OSTRÓDA. Lokalni rowerzyści alarmują, że blokowanie przejazdu na miejskich ścieżkach rowerowych przez zaparkowane auta staje się normą. Obrazek z dzisiejszego poranka na ul. Grunwaldzkiej nie jest rzadkością.

Jeżdżę rowerem po tej ścieżce codziennie do pracy i na okolicach skrzyżowania Grunwaldzkiej z Piłsudskiego niemal codziennie muszę omijać jakieś zaparkowane samochody – skarży się mieszkaniec Ostródy. – Miejskie ścieżki rowerowe są słabo oznakowane i po jakimś czasie nie wiadomo czy jest przeznaczona do ruchu pieszych czy rowerzystów.

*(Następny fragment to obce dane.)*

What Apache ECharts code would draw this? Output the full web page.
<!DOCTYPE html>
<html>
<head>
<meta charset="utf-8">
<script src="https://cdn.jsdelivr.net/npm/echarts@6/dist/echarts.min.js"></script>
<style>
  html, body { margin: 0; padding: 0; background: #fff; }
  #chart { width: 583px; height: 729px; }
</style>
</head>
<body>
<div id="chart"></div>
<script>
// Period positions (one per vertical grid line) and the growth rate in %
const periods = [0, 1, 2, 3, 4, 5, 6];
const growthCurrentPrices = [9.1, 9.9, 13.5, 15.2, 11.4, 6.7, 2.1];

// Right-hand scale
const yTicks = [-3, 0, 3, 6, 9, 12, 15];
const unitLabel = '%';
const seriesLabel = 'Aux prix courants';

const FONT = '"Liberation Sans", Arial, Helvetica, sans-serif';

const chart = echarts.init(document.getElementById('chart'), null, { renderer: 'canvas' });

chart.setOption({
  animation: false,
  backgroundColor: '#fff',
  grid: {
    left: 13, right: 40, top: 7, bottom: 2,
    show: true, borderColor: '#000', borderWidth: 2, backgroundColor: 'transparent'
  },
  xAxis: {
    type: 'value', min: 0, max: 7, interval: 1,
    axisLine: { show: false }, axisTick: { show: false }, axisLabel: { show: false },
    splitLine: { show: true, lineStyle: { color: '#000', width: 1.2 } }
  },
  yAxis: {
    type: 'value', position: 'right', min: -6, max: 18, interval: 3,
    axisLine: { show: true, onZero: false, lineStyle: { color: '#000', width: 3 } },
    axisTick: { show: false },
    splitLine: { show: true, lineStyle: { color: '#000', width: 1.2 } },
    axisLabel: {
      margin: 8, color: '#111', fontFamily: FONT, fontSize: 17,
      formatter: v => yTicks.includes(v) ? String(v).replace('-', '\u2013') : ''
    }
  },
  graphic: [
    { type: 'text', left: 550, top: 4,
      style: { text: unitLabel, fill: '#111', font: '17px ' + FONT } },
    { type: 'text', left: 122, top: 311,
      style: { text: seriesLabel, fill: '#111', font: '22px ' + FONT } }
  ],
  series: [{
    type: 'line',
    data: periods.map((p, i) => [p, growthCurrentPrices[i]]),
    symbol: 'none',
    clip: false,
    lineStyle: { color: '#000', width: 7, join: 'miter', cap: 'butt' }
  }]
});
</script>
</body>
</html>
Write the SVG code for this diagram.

Na dodatek często zaparkowane są na nich aut. Może niech służby – straż miejska albo policja – poświęcą temu trochę uwagi. A takich przykładów blokowania ścieżek naprawdę nie trzeba szukać, bo i ścieżek w Ostródzie mamy tyle ile mamy.
Zatem dołączając się do ostródzkiego rowerzysty, któremu dziękujemy za zrobienie i wysłanie fotki, apelujemy do służb o pochylenie się nad tym tematem.